2. Nick’s post about Off-Protocol Data in ATProtocol Records
In Nick’s post, he proposes using JSON Structure (json-structure.org) to define location schemas that live off-protocol but maintain strong typing. I’m going to refer the broader discussion to the appropriate topic: Off-Protocol Data in ATProtocol Records.
For the ATgeo portion of the discussion, however, the main challenge I see are:
- We’re not simply referring to data that already has a unique URL online: there’s no address for 4square location data, for example, since what Garganorn is indexing from is just a big dump of location data on S3, and not an actively-maintained dataset. If Garganorn has to host the 4square data, then why not return it in ATProto format directly and let people leverage tooling that already exists for Lexicons?

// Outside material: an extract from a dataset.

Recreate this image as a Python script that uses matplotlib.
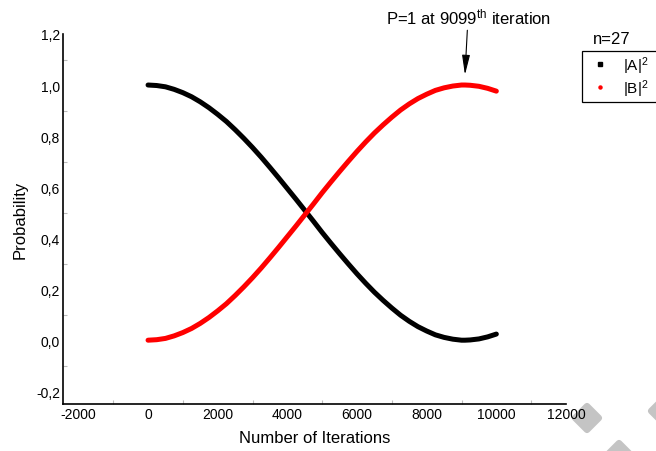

- Using external records backed by JSON Structure creates a whole new layer of complexity that’s pushed to ATproto applications (or non-geo AppViews), which is what we wanted to avoid in the first place. With that said, Garganorn could help by acting as a translation service for these external references into ATproto data, which goes back to Garganorn returning results with ATproto-specific Lexicons.
- If we need to define a
https://lexicon.community/schema/location/address/v0/#schema, we might as well maintain acommunity.lexicon.location.AddressLexicon (or both?).
My considerations would be different if all Geo data had these schemas already defined or canonical URLs, but I’m eager to hear what people with more experience with geo data think!
3.Stephanie’s STAC Specification suggestion
I’ve spent some time trying to understand STAC, but have hit the limits of my geo knowledge pretty quickly, so take this with a huge grain of salt:
My understanding of STAC is that it’s a way to aggregate geo data from multiple providers, which could inform how Geo Lexicons are defined in ATproto. However, it doesn’t seem like its sample datasets map to our usage, which left me unsure how applicable it is. We definitely need someone more well-versed in Geo data formats to shed light on how one could leverage STAC.